With regard to text vs. binary, the rule I'm saying is that when you create
a signature, and when you verify it, you process the actual bits in a data
packet, no matter where that data packet is. The crypto sections of an
OpenPGP system ignore the mode.

The interesting problem comes, as I understand it, comes from this scenario:

Alice puts on an FTP server a text file, foo.txt, and a detached signature,
foo.sig. Bob FTPs both files, foo.txt in text mode, and foo.sig in binary
mode, and the line ends get changed as part of FTPing the file.
Consequently, the signature doesn't verify.

I can think of several answers to this scenario:

(1) Don't do that, you'll hurt yourself. Come on, digital signatures are
fragile and brittle. Text mode operations, be they OpenPGP's, FTP's, or
anyone else's, alter text, and that's going to cause problems.

    (a) Alice puts the file on her system in some well-known format that
the right thing will be done with. Examples of this include ZIP files,
.tar.gz, .gz, .Z, .sit, etc. The signature is over the container. Bob FTPs
them both in binary mode, verifies the signature and unpacks foo.txt.

    (b) Bob FTPs both files in binary mode and verifies the signature. Then
he translates foo.txt, or re-FTPs it in text mode.

    (c) Bob's OpenPGP program could tell him that the file seems not to be
in "canonical text" and that this may be the reason why it didn't verify.
This is arguably something of a copout, as it can be irritating to have a
program tell you something didn't work, and here's why. I know I always
mutter to the system, "You're the computer, if it's that easy, fix it."
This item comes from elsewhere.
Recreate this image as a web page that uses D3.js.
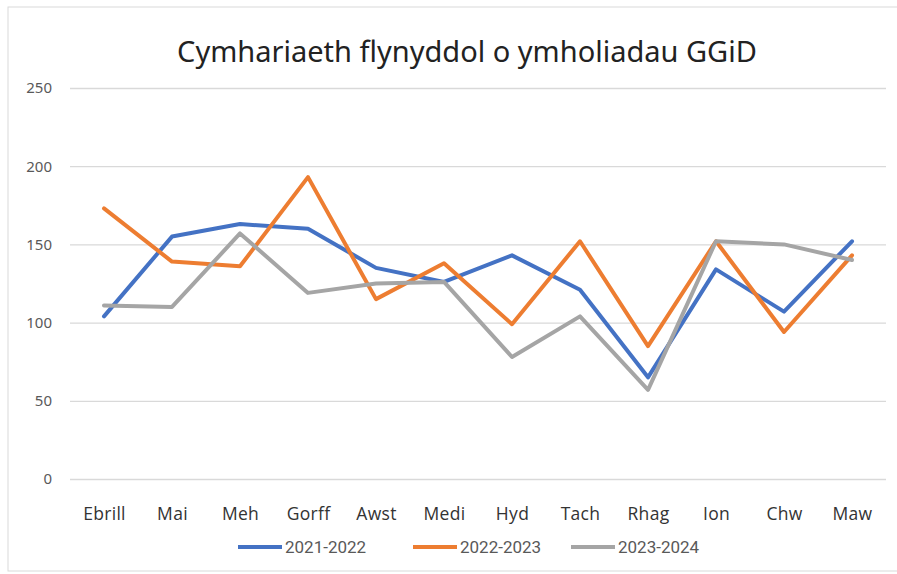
<!DOCTYPE html>
<html><head><meta charset="utf-8">
<script src="https://cdn.jsdelivr.net/npm/d3@7"></script>
<style>body{margin:0;background:#fff}svg{display:block}</style>
</head><body>
<svg id="c" width="897" height="574"></svg>
<script>
const months = ["Ebrill","Mai","Meh","Gorff","Awst","Medi","Hyd","Tach","Rhag","Ion","Chw","Maw"];
const s2021 = [104,155,163,160,135,126,143,121,65,134,107,152];
const s2022 = [173,139,136,193,115,138,99,152,85,152,94,143];
const s2023 = [111,110,157,119,125,126,78,104,57,152,150,140];
const seriesNames = ["2021-2022","2022-2023","2023-2024"];
const colors = ["#4472C4","#ED7D31","#A5A5A5"];
const yTicks = [0,50,100,150,200,250];
const title = "Cymhariaeth flynyddol o ymholiadau GGiD";

const svg = d3.select("#c");
svg.append("rect").attr("x",8).attr("y",7).attr("width",920).attr("height",564)
  .attr("fill","#fff").attr("stroke","#d9d9d9").attr("stroke-width",1);

const x = d3.scalePoint().domain(months).range([104,852]);
const y = d3.scaleLinear().domain([0,250]).range([479,88]);

svg.append("text").attr("x",467).attr("y",62).attr("text-anchor","middle")
  .attr("font-family","'Noto Sans', 'Open Sans', sans-serif").attr("font-size",29)
  .attr("fill","#222").text(title);

const yAxis = svg.append("g").attr("transform","translate(70,0)")
  .call(d3.axisLeft(y).tickValues(yTicks).tickSize(-816).tickFormat(d3.format("d")));
yAxis.select(".domain").remove();
yAxis.selectAll(".tick line").attr("stroke","#d9d9d9").attr("stroke-width",1.3);
yAxis.selectAll(".tick text").attr("x",-18).attr("fill","#595959")
  .attr("font-family","'Noto Sans', sans-serif").attr("font-size",15);

const xAxis = svg.append("g").attr("transform","translate(0,479)")
  .call(d3.axisBottom(x).tickSize(0).tickPadding(29));
xAxis.select(".domain").remove();
xAxis.selectAll(".tick text").attr("fill","#333")
  .attr("font-family","'Open Sans', sans-serif").attr("font-size",17.5).attr("letter-spacing",0.3);

const line = d3.line().x((d,i)=>x(months[i])).y(d=>y(d));
[s2021,s2022,s2023].forEach((s,k)=>{
  svg.append("path").datum(s).attr("d",line).attr("fill","none")
    .attr("stroke",colors[k]).attr("stroke-width",4).attr("stroke-linejoin","round").attr("stroke-linecap","round");
});

const legX = [238,413,571];
const leg = svg.append("g");
seriesNames.forEach((n,k)=>{
  const g = leg.append("g").attr("transform",`translate(${legX[k]},547)`);
  g.append("line").attr("x1",0).attr("x2",44).attr("y1",0).attr("y2",0)
    .attr("stroke",colors[k]).attr("stroke-width",4);
  g.append("text").attr("x",47).attr("y",6).attr("fill","#595959")
    .attr("font-family","'Roboto', sans-serif").attr("font-size",17).text(n);
});
</script>
</body></html>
(2) Bob's OpenPGP program has a heuristic to try to compensate for a text
translation. Note that I said try. There are many, many ways this can fail.
But there are many ways it can work correctly. If an OpenPGP program (or a
wrapper around one -- this is a perfect place to use a perl script) tries
the straightforward thing of converting line ends to CRLF, it will probably
work just fine. If it tries the next simple attempt -- assume that the text
is in ISO Latin-1, and convert it to UTF-8, it will probably get most of
the rest. Certainly most mail things will work right with these.

(3) Put the text file in an OpenPGP clearsigned message. I suppose this
really ought to be (1)(d), as it's another "don't do that" solution. But it
works. If the problem is that you have a file that you want to be both
directly readable as text and signed, clearsigning is a way to go.

I realize that this brings the implementer into a subset of the text
heuristic because line ends might flipped around. But it *should* already
be put into canonical UTF-8, and thus the problem of figuring out how to
verify it is much easier.

        Jon